Lei può ascoltare Gordon Brown, il responsabile dell'economia: ogni giorno
dice alla radio che il governo vuole il migliore sistema sanitario al
mondo. Quel che non dice è che sta mettendo in atto tutte le strutture per
introdurre il sistema americano. Questo non lo hanno fatto i tories nel
1991, lo ha fatto il New Labour nel 2000 con il suo Nhs Care Act che
distrugge il servizio pubblico. Ma non c'è stata e non c'è nessuna
protesta. Il pubblico non capisce che proprio in questo momento è in corso
una drastica controriforma. Ma noi sappiamo benissimo, dall'esempio
statunitense, che la privatizzazione costa di più, non fosse altro perché
la struttura amministrativa è più pesante: negli Usa i costi amministrativi
rappresentano il 22,9% dei costi totali ospedalieri negli ospedali
pubblici, il 24,5% negli ospedali privati non a scopo di lucro, il 34%
negli ospedali privati for profit. Per di più è stato ampiamente dimostrato
che i gestori a scopo di lucro di ospedali erogano un'assistenza di
peggiore qualità rispetto agli ospedali gestiti pubblicamente; forniscono
trattamenti più costosi e più inappropriati dei servizi pubblici; sono
tecnicamente e logisticamente meno efficienti degli ospedali pubblici.
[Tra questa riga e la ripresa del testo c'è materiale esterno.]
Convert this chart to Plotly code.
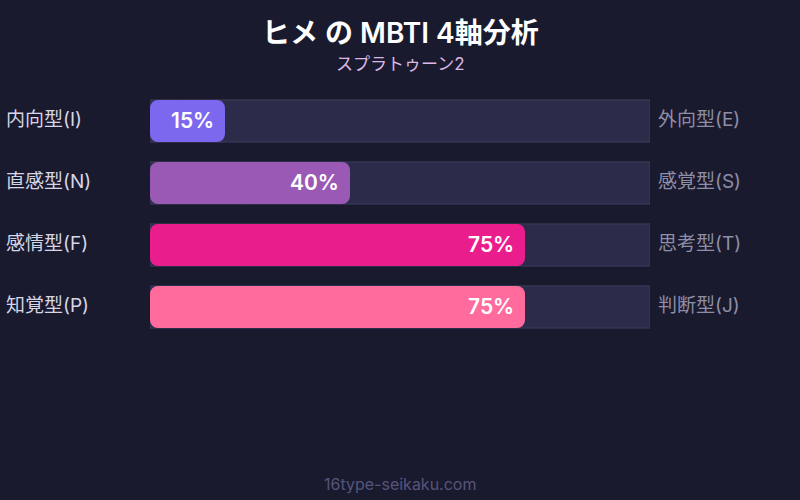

Paradossalmente l'assistenza privata costa al settore pubblico più di
quanto costa l'assistenza pubblica; e la progressiva privatizzazione sta
perciò facendo lievitare enormemente il costo della spesa sanitaria. Ma non
importa, il governo va avanti e aumenta gli oneri e i tickets e per la
prima volta in 50 anni sta ponendo un limite temporale alla copertura
sanitaria per una data malattia. I cambiamenti chiave non sono avvenuti nel
sistema di finanziamento, che è sempre statale, ma nel sistema di
erogazione. E in questo processo stiamo incorporando i modelli
statunitensi. Non dimentichiamo che il processo di globalizzazione ha una
sua dimensione sanitaria e che da tempo le imprese sanitarie e ospedaliere
Usa stanno cercando di penetrare nel mercato europeo, ma finora hanno
trovato un ambiente ostile, sia perché i sistemi europei sono in larga
misura pubblici, sia per le restrizioni e i vincoli a cui sono sottoposti i
privati. Quindi gli attori Usa della globalizzazione esercitano forti
pressioni perché l'habitat economico europeo diventi meno ostile, ossia
perché diventi più simile al mercato sanitario americano: non è un caso se
la valutazione più positiva sull'Inizitiva di finanziamento privato l'ha
dato una società americana di revisori che si chiama - guarda un po' -
Arthir Andersen, quella coinvolta nel crollo della Enron. Perciò la linea
del New Labour non ha una sua razionalità, non ha una sua logica economica,
ma persegue solo a distruzione dello stato sociale democratico.

Uscendo sulla piazza sotto il tiepido sole primaverile, mi dico che quando
Jean-Paul Sartre parlava degli intellettuali impegnati come di tecnici del
sapere pratico che si mettono a disposizione della società, intendeva forse
persone come Allyson Pollock, se l'avesse conosciuta.